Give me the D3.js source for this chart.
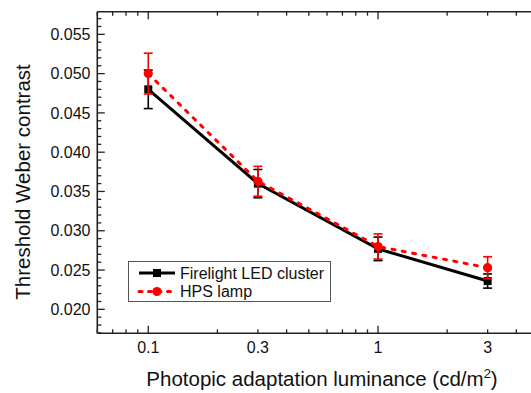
<!DOCTYPE html>
<html>
<head>
<meta charset="utf-8">
<script src="https://cdn.jsdelivr.net/npm/d3@7"></script>
<style>
  html, body { margin: 0; padding: 0; background: #fff; }
  svg { display: block; font-family: "Liberation Sans", Arial, sans-serif; }
</style>
</head>
<body>
<svg id="chart" width="531" height="393"></svg>
<script>
// Photopic adaptation luminance (cd/m²)
const luminance = [0.1, 0.3, 1, 3];

// Threshold Weber contrast and error half-widths per light source
const ledValues = [0.0480, 0.0360, 0.0277, 0.0236];
const ledErrors = [0.00245, 0.0018, 0.0015, 0.0009];
const hpsValues = [0.0500, 0.0363, 0.0280, 0.0253];
const hpsErrors = [0.0026, 0.0019, 0.0016, 0.0014];

const seriesNames = ["Firelight LED cluster", "HPS lamp"];

const xTickLabels = [0.1, 0.3, 1, 3];
const yTickLabels = [0.020, 0.025, 0.030, 0.035, 0.040, 0.045, 0.050, 0.055];

const svg = d3.select("#chart");
const plotL = 97.3, plotR = 538.6, plotT = 11.7, plotB = 333.3;

const x = d3.scaleLog().domain([0.06, 5]).range([plotL, plotR]);
const y = d3.scaleLinear().domain([0.01695, 0.05788]).range([plotB, plotT]);

// frame
const frame = svg.append("g").attr("stroke", "#222").attr("stroke-width", 1.6).attr("fill", "none");
frame.append("line").attr("x1", plotL).attr("x2", plotR).attr("y1", plotT).attr("y2", plotT);
frame.append("line").attr("x1", plotL).attr("x2", plotR).attr("y1", plotB).attr("y2", plotB);
frame.append("line").attr("x1", plotL).attr("x2", plotL).attr("y1", plotT).attr("y2", plotB);
frame.append("line").attr("x1", plotR).attr("x2", plotR).attr("y1", plotT).attr("y2", plotB);

// log ticks: decades are major, 2..9 multiples minor
const xTicksAll = [];
for (let d = 0.01; d <= 1; d *= 10) {
  for (let m = 1; m <= 9; m++) {
    const v = +(m * d).toPrecision(3);
    if (v >= 0.06 && v <= 5) xTicksAll.push({ v, major: m === 1 });
  }
}
const tickG = svg.append("g").attr("stroke", "#222").attr("stroke-width", 1.3);
xTicksAll.forEach(t => {
  const len = t.major ? 7.5 : 4;
  tickG.append("line").attr("x1", x(t.v)).attr("x2", x(t.v)).attr("y1", plotB).attr("y2", plotB - len);
  tickG.append("line").attr("x1", x(t.v)).attr("x2", x(t.v)).attr("y1", plotT).attr("y2", plotT + len);
});
const yTicksAll = d3.range(17, 58).map(k => ({ v: k / 1000, major: k % 5 === 0 }));
yTicksAll.forEach(t => {
  const len = t.major ? 7.5 : 4;
  tickG.append("line").attr("x1", plotL).attr("x2", plotL + len).attr("y1", y(t.v)).attr("y2", y(t.v));
  tickG.append("line").attr("x1", plotR).attr("x2", plotR - len).attr("y1", y(t.v)).attr("y2", y(t.v));
});

// tick labels
svg.append("g").selectAll("text").data(xTickLabels).join("text")
  .attr("x", d => x(d)).attr("y", 353)
  .attr("text-anchor", "middle").attr("font-size", 16).attr("fill", "#111")
  .text(d => String(d));
svg.append("g").selectAll("text").data(yTickLabels).join("text")
  .attr("x", 90.5).attr("y", d => y(d)).attr("dy", "0.35em")
  .attr("text-anchor", "end").attr("font-size", 16).attr("fill", "#111")
  .text(d => d.toFixed(3));

// axis titles
const xt = svg.append("text").attr("x", 322).attr("y", 386)
  .attr("text-anchor", "middle").attr("font-size", 20.5).attr("fill", "#111");
xt.append("tspan").text("Photopic adaptation luminance (cd/m");
xt.append("tspan").attr("font-size", 13).attr("dy", -8).text("2");
xt.append("tspan").attr("dy", 8).text(")");

svg.append("text").attr("transform", "translate(30,182) rotate(-90)")
  .attr("text-anchor", "middle").attr("font-size", 20.5).attr("fill", "#111")
  .text("Threshold Weber contrast");

const line = d3.line().x(d => x(d[0])).y(d => y(d[1]));

function drawSeries(values, errors, color, dashed, marker) {
  const pts = luminance.map((l, i) => [l, values[i], errors[i]]);
  const g = svg.append("g");
  g.append("path").datum(pts).attr("d", line)
    .attr("fill", "none").attr("stroke", color).attr("stroke-width", 3)
    .attr("stroke-dasharray", dashed ? "3,7.5" : null)
    .attr("stroke-linecap", dashed ? "round" : "butt");
  const eb = g.append("g").attr("stroke", color).attr("stroke-width", 1.6);
  pts.forEach(p => {
    const cx = x(p[0]), y0 = y(p[1] - p[2]), y1 = y(p[1] + p[2]);
    eb.append("line").attr("x1", cx).attr("x2", cx).attr("y1", y0).attr("y2", y1);
    eb.append("line").attr("x1", cx - 4.5).attr("x2", cx + 4.5).attr("y1", y0).attr("y2", y0);
    eb.append("line").attr("x1", cx - 4.5).attr("x2", cx + 4.5).attr("y1", y1).attr("y2", y1);
  });
  pts.forEach(p => marker(g, x(p[0]), y(p[1])));
}

const square = (g, cx, cy) => g.append("rect").attr("x", cx - 4).attr("y", cy - 4)
  .attr("width", 8).attr("height", 8).attr("fill", "#000");
const circle = (g, cx, cy) => g.append("circle").attr("cx", cx).attr("cy", cy)
  .attr("r", 4.6).attr("fill", "#ff0000");

drawSeries(ledValues, ledErrors, "#000", false, square);
drawSeries(hpsValues, hpsErrors, "#ff0000", true, circle);

// legend
const lg = svg.append("g");
lg.append("rect").attr("x", 128.5).attr("y", 261.5).attr("width", 202).attr("height", 40)
  .attr("fill", "#fff").attr("stroke", "#555").attr("stroke-width", 1);
const rows = [
  { name: seriesNames[0], color: "#000", dashed: false, marker: square, yy: 273 },
  { name: seriesNames[1], color: "#ff0000", dashed: true, marker: circle, yy: 291.5 }
];
rows.forEach(r => {
  lg.append("line").attr("x1", 139).attr("x2", 175).attr("y1", r.yy).attr("y2", r.yy)
    .attr("stroke", r.color).attr("stroke-width", 3)
    .attr("stroke-dasharray", r.dashed ? "3,6.5" : null)
    .attr("stroke-linecap", r.dashed ? "round" : "butt");
  r.marker(lg, 157, r.yy);
  lg.append("text").attr("x", 180).attr("y", r.yy).attr("dy", "0.36em")
    .attr("font-size", 16).attr("fill", "#111").text(r.name);
});
</script>
</body>
</html>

· · · ·

● **EXERCISE BRIEF**
The lines to collect are those holding the string "chart"; copy them all.

● **FULL SOLUTION**
Give me the D3.js source for this chart.
<svg id="chart" width="531" height="393"></svg>
const svg = d3.select("#chart");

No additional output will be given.